Bottom Line:

Diversified U.S. cannabis operator Curaleaf Holdings (CNSX: CURA; OTCMKTS: CURLF) today announced the issuance of a new $275 million senior secured term loan facility.

This debt deal should cure any concerns investors have about the company’s cash position.

Curaleaf is now tied with Trulieve as the U.S. multi-state operator with the best chance of becoming a leader in the North American cannabis market.

We estimate management now has about two years of cash runway to either turn a profit or wait for regulations to move in favour of cannabis opening up new pools of capital to the company.

The fact alone that Curaleaf was able to complete such a large deal at better than average terms tells us the market views them as one of the best U.S. cannabis operators.

Curaleaf is now tied with Trulieve as the U.S. multi-state operator with the best chance of becoming a leader in the North American cannabis market.

Owning Trulieve gives you exposure to a solidly profitable company — in four states it generated $282 million of annualized revenue.
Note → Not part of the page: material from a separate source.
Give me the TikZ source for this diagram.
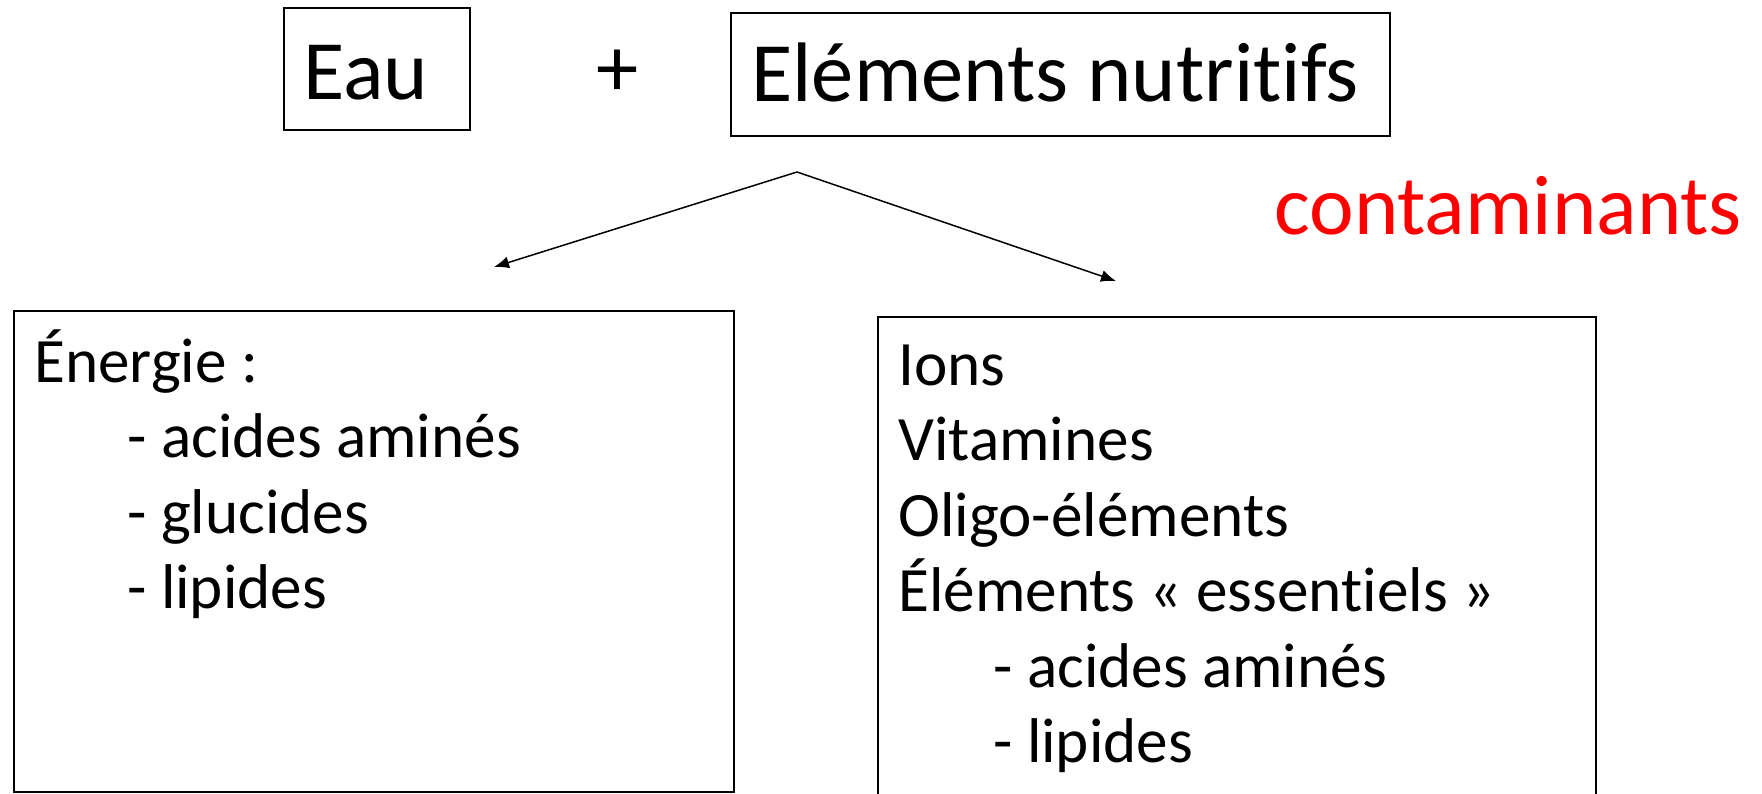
\documentclass[tikz,border=0pt]{standalone}
\usepackage{fontspec}
\setmainfont{Carlito}[Ligatures=NoCommon]
\usetikzlibrary{arrows.meta}

\begin{document}
\begin{tikzpicture}[x=0.5pt,y=-0.5pt,>={Latex[length=7.5pt,width=6pt]}]
\tikzstyle{frame}=[draw,line width=1pt,inner sep=0pt,anchor=north west]
\tikzstyle{big}=[inner sep=0pt,font=\fontsize{42.25pt}{50pt}\selectfont]
\tikzstyle{list}=[anchor=base west,inner sep=0pt,align=flush left,text width=340pt,font=\fontsize{31.6pt}{37.75pt}\selectfont]
\path[use as bounding box,clip] (0,0) rectangle (1762,793);
% top row
\node[frame,minimum width=93pt,minimum height=61pt] (eaubox) at (283,7) {};
\node[big,anchor=base west] (eau) at (303,99) {Eau};
\node[big] (plus) at (618,73) {+};
\node[frame,minimum width=329.5pt,minimum height=61.5pt] (nutbox) at (730,12) {};
\node[big,anchor=base west] (nut) at (751,101) {Eléments nutritifs};
\node[big,anchor=base west,text=red] (cont) at (1274,234) {contaminants};
% split
\coordinate (split) at (797,172);
\coordinate (lefttip) at (494,267);
\coordinate (righttip) at (1116,281);
\draw[line width=.75pt,->] (split)--(lefttip);
\draw[line width=.75pt,->] (split)--(righttip);
% lower boxes
\node[frame,minimum width=360pt,minimum height=240.5pt] (energybox) at (13,310) {};
\node[list] (energy) at (34,382) {Énergie :\\
\hspace*{46.5pt}- acides aminés\\
\hspace*{46.5pt}- glucides\\
\hspace*{46.5pt}- lipides};
\node[frame,minimum width=359pt,minimum height=247pt] (ionbox) at (877,316) {};
\node[list] (ions) at (898,385) {Ions\\
Vitamines\\
Oligo-éléments\\
Éléments « essentiels »\\
\hspace*{47.5pt}- acides aminés\\
\hspace*{47.5pt}- lipides};
\end{tikzpicture}
\end{document}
Owning Curaleaf gives you exposure to a company still burning cash, but with a massive footprint in 19 states and annual revenue of $516 million including recently announced acquisitions.

Curaleaf State Footprint is Massive

Source: Curaleaf

Both Curaleaf and Trulieve will still thrive while cannabis remains illegal at the federal level.

There is lots of sales growth to go even in medical-only states.

Once the political winds start shifting, as soon as early 2021 in our opinion, U.S. investors will begin to pile into U.S. cannabis plays and these two stocks will capture a solid share of those dollars.

 

More Details of the $275 Million Debt Deal

The company has lined up a group of sophisticated lenders who have committed to a 4-year bond that pays interest quarterly at 13% annual rate. The loan syndicate includes both existing debt holders and new institutional investors.

Curaleaf plans to use the proceeds to refinance some of its existing debt and to fund its strategic growth projects.

It will also be used to pay transaction fees and expenses related to its recently announced acquisitions.

Regulatory approval for the closing of its two-dispensary buyout of Nevada-based Acres Cannabis was granted yesterday and is scheduled to close Jan. 1.

This transaction is a historic milestone for Curaleaf. Our track record of continuously improving results has attracted a strong group of institutional investors who share our belief that we have established a leading credit profile in the cannabis industry.Curaleaf CEO Joseph Lusardi

 

Deal Terms Better Than Most Cannabis Debt Offerings

The Curaleaf loan offering stands out from recent cannabis debt financing deals due to its more attractive terms.

For one, there is an absence of options or warrants as part of the deal, a common feature in recent debt raises from other multi-state operators.

Not having an equity component built into the offering makes for a lower cost of capital for the company and means it is not giving away additional equity ownership that would have diluted current shareholders.

It also shows that the investors did not need the pot (no pun intended) sweetened with equity incentives and were comfortable with Curaleaf’s financials.

Secondly, while a 13% rate of interest has become standard in the industry, the four-year maturity is very appealing.

The lengthy, broad-based institutional deal shows that the investors are in it for the long haul, believe in the growth prospects of the cannabis industry, and have confidence in Curaleaf’s business model and management team.

 

Curaleaf Poised to Capitalize on U.S Growth Opportunities

As a vertically integrated multi-state operator (MSO), Curaleaf is well-positioned to become a leader in the emerging U.S. cannabis industry.

Its high-growth facilities are in some of the most populous regions and represent a solid base from which to expand. It presently operates 51 dispensaries, 14 cannabis cultivation sites, and 13 processing sites spread across 12 U.S. states and has licenses or license applications in process to operate in 19 states total.

A strong presence in the medical and adult-use markets should also bode well for the company’s future growth.

Yesterday the company announced that it received regulatory approval to open Cape Cod’s first adult-use retail dispensary which is scheduled to open in the beginning of next year.

Cape Cod is a big summer tourist destination on the East Coast and should put up big sales numbers for the company.

 

Expanded Balance Sheet Supports Growth Initiatives

Curaleaf has the scale and healthy free cash flow that should enable it to build off its success.

The latest influx of capital affords the company additional liquidity and puts it in an even stronger position to grow.

This should particularly benefit the pending takeovers of Select and Grassroots who will now be supported by a bigger balance sheet.

Shares of Curaleaf are trading 4% higher in late afternoon trading. The deal is subject to the usual closing conditions and is slated for completion on or about Jan. 10.